Wright is a sceptic too about the liberal international order, having argued that the last few years have seen those values eroded by US, Russian and Chinese leaderships and growing competition between them. Disenchantment with US leadership also informs the greater geopolitical role recently adopted by the European Union and its national leaders.
Nor were such values ever that popular with US voters, who respond more to arguments about national interests. That should now be framed as a genuine battle between more free and open societies and neo-authoritarian ones like China’s and Russia’s rather than depicting the whole world system as a liberal order.
Liberal internationalism
Wright’s cautionary approach chimes with other accounts of the international system from different analytical and geographical perspectives.
The Indian international relations theorist Amitav Acharya examines the end of the American world order in his book with that title. Recent global power shifts have put paid to the hegemonic and hypocritically western vision dominated in fact by the US and Europe.
Recent global power shifts have put paid to the hegemonic and hypocritically western vision dominated by the US and Europe
While liberal internationalism will not disappear, it has to compete with alternative visions and models in what he describes as a multiplex rather than a multipolar world.
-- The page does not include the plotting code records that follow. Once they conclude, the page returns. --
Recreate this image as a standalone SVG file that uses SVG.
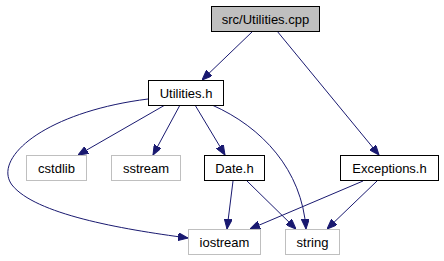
<svg xmlns="http://www.w3.org/2000/svg" width="444" height="261" viewBox="0 0 444 261">
  <style>
    .box { fill: #ffffff; stroke: #000000; stroke-width: 1; }
    .root { fill: #bfbfbf; stroke: #000000; stroke-width: 1; }
    .sys { fill: #ffffff; stroke: #bfbfbf; stroke-width: 1; }
    .lbl { font-family: "Liberation Sans", Arial, sans-serif; font-size: 13px; fill: #000000; text-anchor: middle; }
    .edge { fill: none; stroke: #191970; stroke-width: 1; }
  </style>
  <defs>
    <marker id="arrow" viewBox="0 0 10 8" refX="10" refY="4" markerWidth="10" markerHeight="8" markerUnits="userSpaceOnUse" orient="auto">
      <path d="M0,0 L10,4 L0,8 Z" fill="#191970" stroke="#191970"/>
    </marker>
  </defs>
  <rect width="444" height="261" fill="#ffffff"/>

  <!-- include edges -->
  <g id="edges">
    <path class="edge" marker-end="url(#arrow)" d="M253,31 L202,80"/>
    <path class="edge" marker-end="url(#arrow)" d="M277,31 L379,155"/>
    <path class="edge" marker-end="url(#arrow)" d="M148,99 C45,112 -8,158 12,185 C35,214 120,229 188,238"/>
    <path class="edge" marker-end="url(#arrow)" d="M165,105 L78,155"/>
    <path class="edge" marker-end="url(#arrow)" d="M180,105 L153,155"/>
    <path class="edge" marker-end="url(#arrow)" d="M195,105 L225,155"/>
    <path class="edge" marker-end="url(#arrow)" d="M212,105 C262,127 302,170 306,229"/>
    <path class="edge" marker-end="url(#arrow)" d="M233,181 L227,229"/>
    <path class="edge" marker-end="url(#arrow)" d="M247,181 L296,229"/>
    <path class="edge" marker-end="url(#arrow)" d="M363,181 L250,229"/>
    <path class="edge" marker-end="url(#arrow)" d="M377,181 L327,229"/>
  </g>

  <g id="node-utilities-cpp">
    <rect class="root" x="211.5" y="6.5" width="108" height="25"/>
    <text class="lbl" x="265.5" y="23.5">src/Utilities.cpp</text>
  </g>
  <g id="node-utilities-h">
    <rect class="box" x="148.5" y="80.5" width="75" height="25"/>
    <text class="lbl" x="186" y="97.5">Utilities.h</text>
  </g>
  <g id="node-cstdlib">
    <rect class="sys" x="26.5" y="155.5" width="60" height="25"/>
    <text class="lbl" x="56.5" y="172.5">cstdlib</text>
  </g>
  <g id="node-sstream">
    <rect class="sys" x="111.5" y="155.5" width="69" height="25"/>
    <text class="lbl" x="146" y="172.5">sstream</text>
  </g>
  <g id="node-date-h">
    <rect class="box" x="204.5" y="155.5" width="60" height="25"/>
    <text class="lbl" x="234.5" y="172.5">Date.h</text>
  </g>
  <g id="node-exceptions-h">
    <rect class="box" x="340.5" y="155.5" width="98" height="25"/>
    <text class="lbl" x="389.5" y="172.5">Exceptions.h</text>
  </g>
  <g id="node-iostream">
    <rect class="sys" x="188.5" y="229.5" width="72" height="25"/>
    <text class="lbl" x="224.5" y="246.5">iostream</text>
  </g>
  <g id="node-string">
    <rect class="sys" x="285.5" y="229.5" width="54" height="25"/>
    <text class="lbl" x="312.5" y="246.5">string</text>
  </g>
</svg>
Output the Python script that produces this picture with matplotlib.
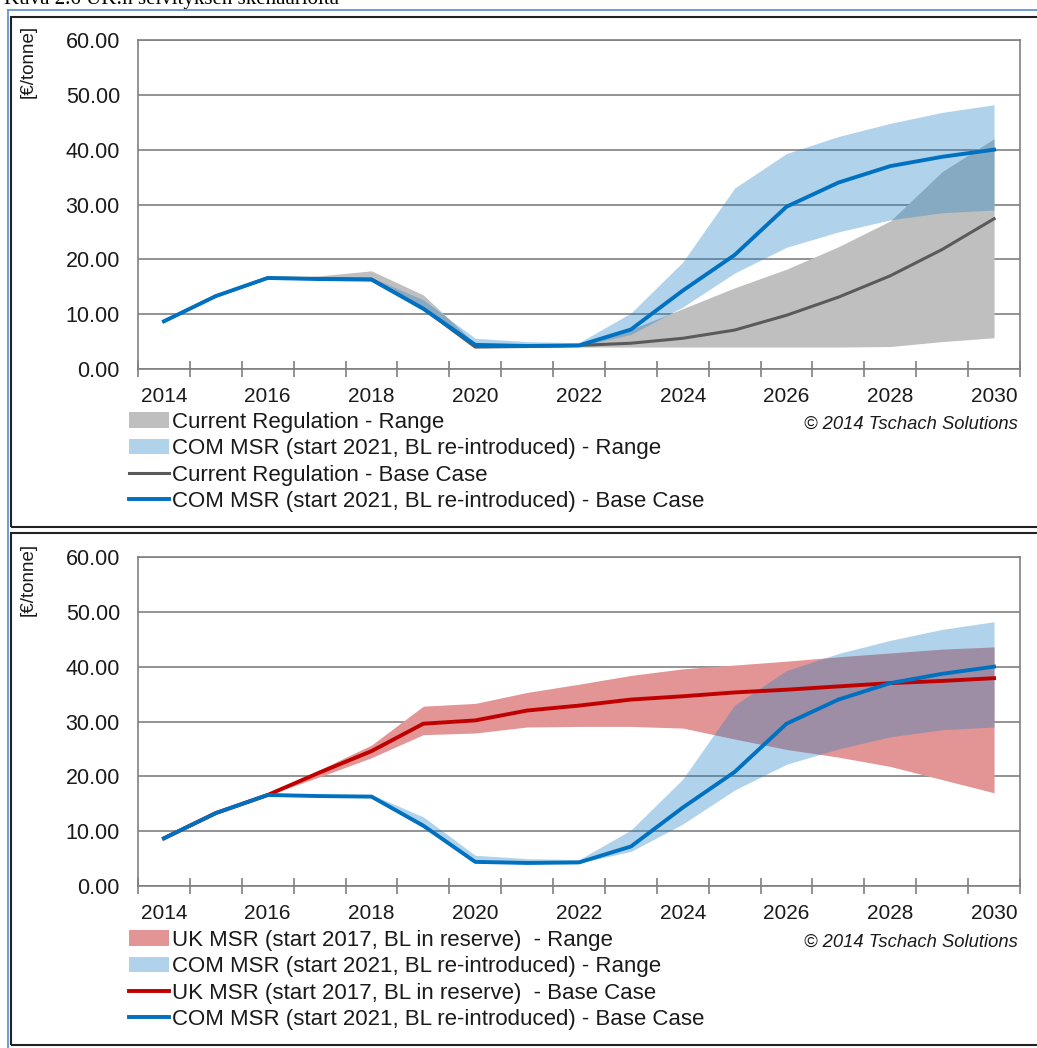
import numpy as np
import matplotlib
matplotlib.use("Agg")
import matplotlib.pyplot as plt
from matplotlib.patches import Patch, Rectangle
from matplotlib.lines import Line2D

plt.rcParams['font.family'] = ['Liberation Sans', 'DejaVu Sans']

# data (EUR/tonne)
years = list(range(2014, 2031))

cur_base = [8.7, 13.3, 16.6, 16.5, 16.4, 11.0, 4.0, 4.1, 4.3, 4.7, 5.6, 7.1, 9.8, 13.1, 17.0, 21.8, 27.4]
cur_low = [8.7, 13.3, 16.6, 16.3, 16.1, 10.8, 4.0, 4.0, 4.0, 4.0, 4.0, 4.0, 4.0, 4.0, 4.1, 5.0, 5.7]
cur_high = [8.7, 13.3, 16.6, 17.0, 17.9, 13.5, 4.6, 4.5, 4.6, 7.2, 11.0, 14.8, 18.2, 22.3, 27.0, 36.0, 42.0]

com_base = [8.7, 13.3, 16.6, 16.4, 16.3, 11.0, 4.4, 4.2, 4.3, 7.2, 14.3, 20.8, 29.6, 34.0, 37.0, 38.7, 40.0]
com_low = [8.7, 13.3, 16.6, 16.3, 16.1, 10.6, 4.2, 4.1, 4.2, 6.3, 11.3, 17.5, 22.2, 25.0, 27.2, 28.5, 29.0]
com_high = [8.7, 13.3, 16.6, 16.6, 16.7, 12.6, 5.6, 5.0, 4.8, 10.2, 19.5, 33.0, 39.3, 42.4, 44.8, 46.8, 48.2]

uk_base = [8.7, 13.3, 16.6, 20.7, 24.6, 29.6, 30.2, 32.0, 32.9, 34.0, 34.6, 35.3, 35.8, 36.4, 37.0, 37.4, 37.9]
uk_low = [8.7, 13.3, 16.6, 19.9, 23.4, 27.6, 27.9, 29.0, 29.1, 29.1, 28.8, 26.8, 24.9, 23.5, 21.8, 19.4, 17.0]
uk_high = [8.7, 13.3, 16.6, 21.2, 25.7, 32.8, 33.3, 35.3, 36.8, 38.4, 39.6, 40.3, 41.0, 41.8, 42.5, 43.2, 43.6]

yticks = [0, 10, 20, 30, 40, 50, 60]

W, H = 1037, 1048

def fx(px):
    return px / W

def fy(py):
    return 1 - py / H

GRAY_FILL = '#bfbfbf'
BLUE_FILL = '#1d83c8'
RED_FILL = '#e39595'
GRAY_LINE = '#5a5a5a'
BLUE_LINE = '#0070c0'
RED_LINE = '#c00000'
AXIS = '#808080'
TEXT = '#1a1a1a'

fig = plt.figure(figsize=(W / 100, H / 100), dpi=100)


def setup_axes(top, bottom):
    ax = fig.add_axes([fx(138), fy(bottom), fx(1020) - fx(138), (bottom - top) / H])
    ax.set_xlim(2013.5, 2030.5)
    ax.set_ylim(0, 60)
    ax.set_yticks(yticks)
    ax.set_yticklabels(['%.2f' % v for v in yticks])
    ax.yaxis.grid(True, color=AXIS, lw=1.2)
    ax.set_axisbelow(True)
    ax.set_xticks(years[::2])
    ax.set_xticks(np.arange(2013.5, 2031, 1.0), minor=True)
    ax.tick_params(axis='y', length=0, pad=13, labelsize=15.5, labelcolor=TEXT)
    ax.tick_params(axis='x', which='major', length=0, pad=13, labelsize=15, labelcolor=TEXT)
    ax.tick_params(axis='x', which='minor', length=11, width=1.2, direction='inout', color=AXIS)
    for s in ax.spines.values():
        s.set_color(AXIS)
        s.set_linewidth(1.2)
    return ax


# top panel
ax1 = setup_axes(40, 369)
ax1.fill_between(years, cur_low, cur_high, color=GRAY_FILL, lw=0)
ax1.fill_between(years, com_low, com_high, color=BLUE_FILL, alpha=0.35, lw=0)
ax1.plot(years, cur_base, color=GRAY_LINE, lw=2.2)
ax1.plot(years, com_base, color=BLUE_LINE, lw=2.8)

# bottom panel
ax2 = setup_axes(557, 886)
ax2.fill_between(years, uk_low, uk_high, color=RED_FILL, lw=0)
ax2.fill_between(years, com_low, com_high, color=BLUE_FILL, alpha=0.35, lw=0)
ax2.plot(years, uk_base, color=RED_LINE, lw=2.8)
ax2.plot(years, com_base, color=BLUE_LINE, lw=2.8)

com_label = 'COM MSR (start 2021, BL re-introduced)'
uk_label = 'UK MSR (start 2017, BL in reserve) '

leg_kw = dict(loc='upper left', frameon=False, fontsize=16, handlelength=1.8,
              handletextpad=0.12, labelspacing=0.24, borderpad=0, borderaxespad=0,
              labelcolor=TEXT)

h1 = [Patch(facecolor=GRAY_FILL, lw=0),
      Patch(facecolor=BLUE_FILL, alpha=0.35, lw=0),
      Line2D([], [], color=GRAY_LINE, lw=2.2),
      Line2D([], [], color=BLUE_LINE, lw=2.8)]
l1 = ['Current Regulation - Range', com_label + ' - Range',
      'Current Regulation - Base Case', com_label + ' - Base Case']
fig.legend(h1, l1, bbox_to_anchor=(fx(129), fy(412)), **leg_kw)

h2 = [Patch(facecolor=RED_FILL, lw=0),
      Patch(facecolor=BLUE_FILL, alpha=0.35, lw=0),
      Line2D([], [], color=RED_LINE, lw=2.8),
      Line2D([], [], color=BLUE_LINE, lw=2.8)]
l2 = [uk_label + ' - Range', com_label + ' - Range',
      uk_label + ' - Base Case', com_label + ' - Base Case']
fig.legend(h2, l2, bbox_to_anchor=(fx(129), fy(930)), **leg_kw)

# copyright notes and unit labels
for y in (424, 942):
    fig.text(fx(1018), fy(y), '\u00a9 2014 Tschach Solutions', ha='right', va='center',
             style='italic', fontsize=13.2, color=TEXT)
for y in (25, 543):
    fig.text(fx(28), fy(y), '[\u20ac/tonne]', rotation=90, ha='center', va='top',
             fontsize=13.5, color=TEXT)

# caption cut off at the top of the screenshot
fig.text(fx(4), fy(4), 'Kuva 2.6 UK:n selvityksen skenaarioita', family='Liberation Serif',
         fontsize=15, va='baseline', ha='left')

# frames around the panels
fig.add_artist(Line2D([fx(8), fx(1037)], [fy(10), fy(10)], color='#6f9bd4', lw=1.4))
fig.add_artist(Line2D([fx(8), fx(8)], [fy(10), fy(1048)], color='#6f9bd4', lw=1.4))
for top, bottom in ((17, 527), (533, 1045)):
    fig.add_artist(Rectangle((fx(11), fy(bottom)), fx(1045) - fx(11), (bottom - top) / H,
                             fill=False, ec='#222222', lw=1.5, transform=fig.transFigure))

fig.savefig('out.png', dpi=100)
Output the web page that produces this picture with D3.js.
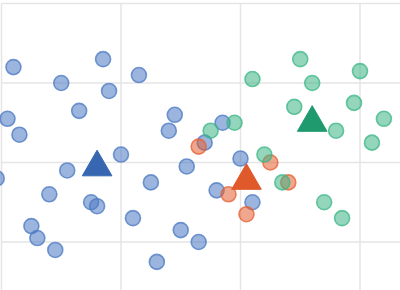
<!DOCTYPE html>
<html>
<head>
<meta charset="utf-8">
<script src="https://cdn.jsdelivr.net/npm/d3@7"></script>
<style>
  html, body { margin: 0; padding: 0; background: #fff; overflow: hidden; }
  svg { display: block; }
</style>
</head>
<body>
<svg id="chart" width="400" height="290"></svg>
<script>
// Cluster A (blue)
const blueX = [0.85,0.10,0.50,0.90,1.15,0.65,1.45,1.40,0.05,0.15,1.00,-0.04,0.55,0.40,0.75,0.80,1.25,1.55,0.25,0.30,0.45,1.10,1.50,1.65,1.30,1.70,1.85,2.00,1.80,2.10];
const blueY = [2.30,2.20,2.00,1.90,2.10,1.65,1.60,1.40,1.55,1.35,1.10,0.80,0.90,0.60,0.50,0.45,0.75,0.95,0.20,0.05,-0.10,0.30,0.15,0.00,-0.25,1.25,1.50,1.05,0.65,0.50];
// Cluster B (orange)
const orangeX = [1.65,2.25,2.40,1.90,2.05];
const orangeY = [1.20,1.00,0.75,0.60,0.35];
// Cluster C (green)
const greenX = [1.75,1.95,2.10,2.50,2.60,3.00,2.45,2.95,3.20,2.80,3.10,2.20,2.35,2.70,2.85];
const greenY = [1.40,1.50,2.05,2.30,2.00,2.15,1.70,1.75,1.55,1.40,1.25,1.10,0.75,0.50,0.30];
// Centroids
const centroidNames = ["A","B","C"];
const centroidX = [0.80,2.05,2.60];
const centroidY = [0.94,0.77,1.50];
const gridTicksX = [0,1,2,3];
const gridTicksY = [0,1,2,3];

const svg = d3.select("#chart");
const x = d3.scaleLinear().domain([0,3]).range([1.5,360]);
const y = d3.scaleLinear().domain([0,3]).range([242,3.5]);

const grid = svg.append("g");
grid.selectAll(".vx").data(gridTicksX).join("line")
  .attr("x1", d => x(d)).attr("x2", d => x(d))
  .attr("y1", y(3)).attr("y2", 290)
  .attr("stroke", "#e5e5e5").attr("stroke-width", 1.5);
grid.selectAll(".hy").data(gridTicksY).join("line")
  .attr("x1", x(0)).attr("x2", 400)
  .attr("y1", d => y(d)).attr("y2", d => y(d))
  .attr("stroke", "#e5e5e5").attr("stroke-width", 1.5);

const series = [
  {xs: blueX, ys: blueY, color: "#4a78c2"},
  {xs: orangeX, ys: orangeY, color: "#e55f30"},
  {xs: greenX, ys: greenY, color: "#3bb585"}
];
const triColors = ["#3667b0", "#e0592b", "#1f9a6f"];

series.forEach(s => {
  svg.append("g").selectAll("circle")
    .data(s.xs.map((v, i) => [v, s.ys[i]]))
    .join("circle")
    .attr("cx", d => x(d[0]))
    .attr("cy", d => y(d[1]))
    .attr("r", 7.5)
    .attr("fill", s.color)
    .attr("fill-opacity", 0.55)
    .attr("stroke", s.color)
    .attr("stroke-opacity", 0.75)
    .attr("stroke-width", 1.6);
});

const tri = d3.symbol().type(d3.symbolTriangle).size(380);
svg.append("g").selectAll("path")
  .data(centroidNames.map((n, i) => ({n, x: centroidX[i], y: centroidY[i], c: triColors[i]})))
  .join("path")
  .attr("d", tri)
  .attr("transform", d => `translate(${x(d.x)},${y(d.y)})`)
  .attr("fill", d => d.c)
  .attr("stroke", d => d.c)
  .attr("stroke-width", 1);
</script>
</body>
</html>
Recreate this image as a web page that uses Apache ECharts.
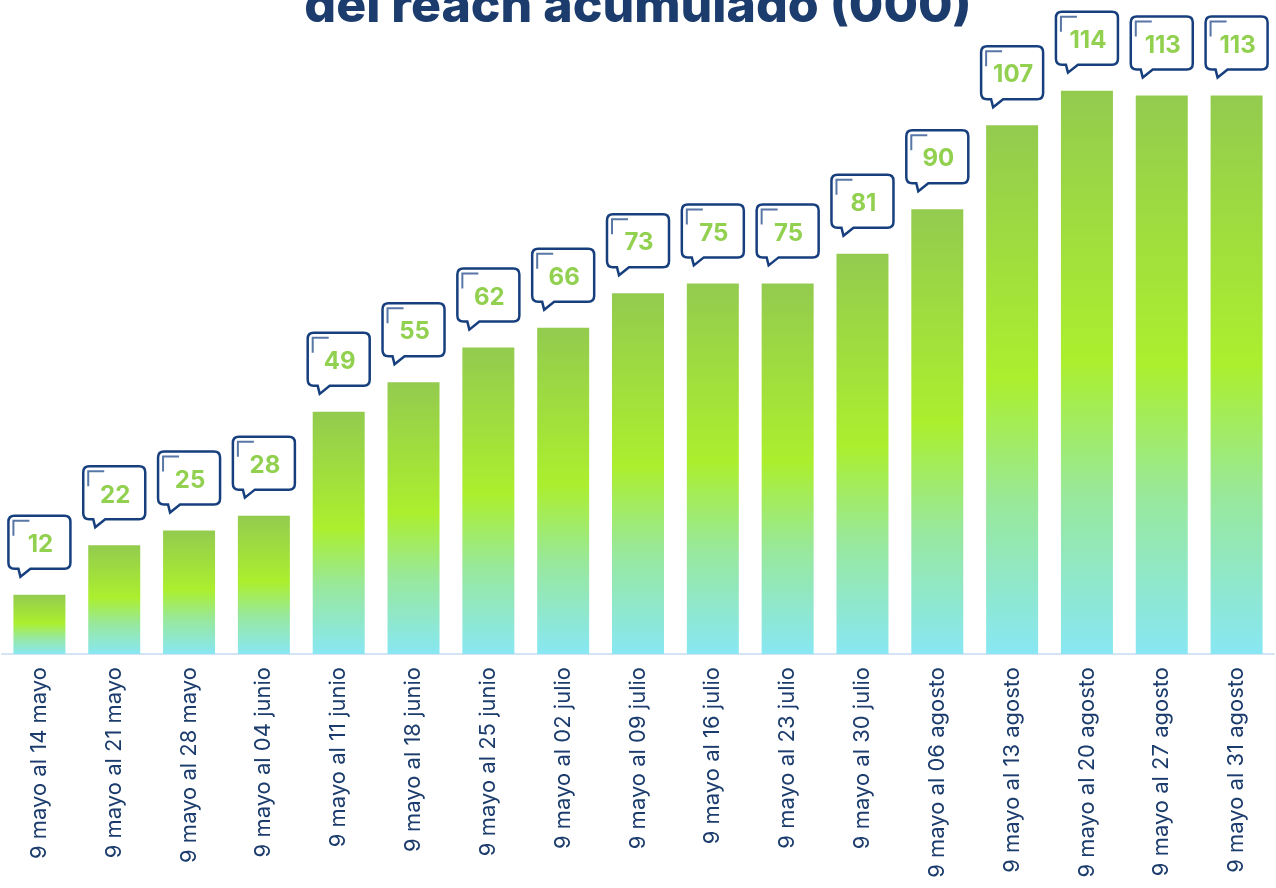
<!DOCTYPE html>
<html>
<head>
<meta charset="utf-8">
<script src="https://cdn.jsdelivr.net/npm/echarts@6/dist/echarts.min.js"></script>
<style>
  html, body { margin: 0; padding: 0; background: #ffffff; }
  #chart { width: 1276px; height: 888px; }
</style>
</head>
<body>
<div id="chart"></div>
<script>
// semanas (acumulado desde el 9 de mayo)
const weeks = [
  '9 mayo al 14 mayo', '9 mayo al 21 mayo', '9 mayo al 28 mayo', '9 mayo al 04 junio',
  '9 mayo al 11 junio', '9 mayo al 18 junio', '9 mayo al 25 junio', '9 mayo al 02 julio',
  '9 mayo al 09 julio', '9 mayo al 16 julio', '9 mayo al 23 julio', '9 mayo al 30 julio',
  '9 mayo al 06 agosto', '9 mayo al 13 agosto', '9 mayo al 20 agosto', '9 mayo al 27 agosto',
  '9 mayo al 31 agosto'
];
// reach acumulado (000)
const reach = [12, 22, 25, 28, 49, 55, 62, 66, 73, 75, 75, 81, 90, 107, 114, 113, 113];

const navy = '#1b3c6c';
const green = '#92d050';

const chart = echarts.init(document.getElementById('chart'));

// burbuja de dialogo encima de cada barra
function bubble(params, api) {
  const p = api.coord([api.value(0), api.value(1)]);
  const w = 62, h = 53, gap = 26;
  const x0 = p[0] - w / 2;
  const y0 = p[1] - gap - h;
  const d = 'M6,0 L56,0 Q62,0 62,6 L62,47 Q62,53 56,53 L22,53 L12,61 L10,53 L6,53 Q0,53 0,47 L0,6 Q0,0 6,0 Z';
  return {
    type: 'group',
    x: x0,
    y: y0,
    children: [
      { type: 'path', shape: { pathData: d }, style: { fill: '#ffffff', stroke: '#173f7e', lineWidth: 2.5 } },
      { type: 'polyline', shape: { points: [[5, 20], [5, 5], [21, 5]] }, style: { stroke: '#5877a6', lineWidth: 2, fill: null } },
      { type: 'text', style: { text: String(api.value(1)), x: 32, y: 29, align: 'center', verticalAlign: 'middle',
        font: '700 24px Inter', fill: green } }
    ]
  };
}

chart.setOption({
  animation: false,
  graphic: [{
    type: 'text',
    left: 'center',
    top: -18,
    style: { text: 'del reach acumulado (000)', font: '800 50px Inter', fill: navy }
  }],
  grid: { left: 2, right: 2, top: 61, bottom: 234 },
  xAxis: {
    type: 'category',
    data: weeks,
    axisTick: { show: false },
    axisLine: { lineStyle: { color: '#d3e4f4', width: 2 } },
    axisLabel: { rotate: 90, interval: 0, margin: 13, color: navy, fontSize: 22, fontFamily: 'Inter' }
  },
  yAxis: { type: 'value', min: 0, max: 120, show: false },
  series: [
    {
      type: 'bar',
      data: reach,
      barWidth: 52,
      itemStyle: {
        color: new echarts.graphic.LinearGradient(0, 0, 0, 1, [
          { offset: 0, color: '#93cb4f' },
          { offset: 0.48, color: '#abef2e' },
          { offset: 0.72, color: '#98e89c' },
          { offset: 1, color: '#88e7f3' }
        ])
      }
    },
    {
      type: 'custom',
      clip: false,
      z: 5,
      data: reach.map((v, i) => [i, v]),
      encode: { x: 0, y: 1 },
      renderItem: bubble
    }
  ]
});
</script>
</body>
</html>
Emerging powers like China, India, eastern and southeastern Asian, African and Latin-American states adopt a reformist and not a hostile approach to globalisation in the interests of international stability.
Acharya stresses the actual and potential power of their regional powers and organisations, exemplified by Indonesia’s role in the Association of Southeast Asian Nations.
This world is fundamentally challenged by the coronavirus crisis, whose speed of spread is completely new. Tackling its effects on international order overlaps with how it disrupts or reverses private capitalist globalisation by pushing it in a more public and statist direction.
Most important of all is how the promise of an alternative world contained in this epic pause of that globalisation provides lessons that must be applied to climate breakdown.
As another veteran observer of our world, Michael Viney, observed in his Irish Times column last week: “The social and economic turmoil of Covid-19 and its aftermath may well see a resurgence of individual and communal withdrawal from outworn and growth-driven forms of capitalism.”